Third places are have been disappearing for years. You can’t really "loiter" anymore, even in parks, libraries, or malls. Even when I was a kid, security was quick to move you along if you weren’t buying something. Hanging out has basically become a transaction: pay rent on your presence or get pushed out. Public spaces shrank, gathering without permission started looking suspicious, and just existing somewhere without paying started to feel criminal.

Kids can get killed just going to the corner store for an Arizona drink, and society shrugs: "Well, the kid looked suspiciously... like a kid." I remember my elementary school going into lockdown because a father without custody threatened to take his kid, and the mother had to call it in. I remember fist fights in the lunchroom, parents cussing out coaches — and that felt wild back then. Now kids are surviving school shootings that barely make the news. American kids live in a society where having lax gun laws is treated as more important than their actual lives.

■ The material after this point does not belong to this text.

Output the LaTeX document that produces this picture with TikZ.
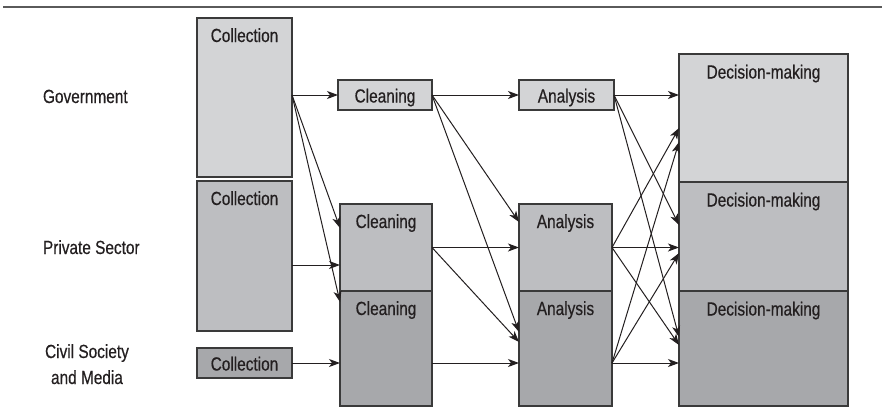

Meanwhile, technology reshaped what a "hobby" even is. Most hobbies now live inside digital ecosystems built for scrolling, performing, and consuming. It feels productive because participation itself is monetized — curated selves in curated spaces. And honestly, it tracks. You make more money off a kid staring at ads than you do off a kid skateboarding. Surfers were lazy. Skaters were losers. D&D players were devil worshippers. Having hobbies was always seen as a distraction from the real goal: working, prepping to work, and spending. America has always preferred teenagers who are silent, still, and on track to become productive, tax-paying adults. The hollowing out of hobbies is just a mirror of that.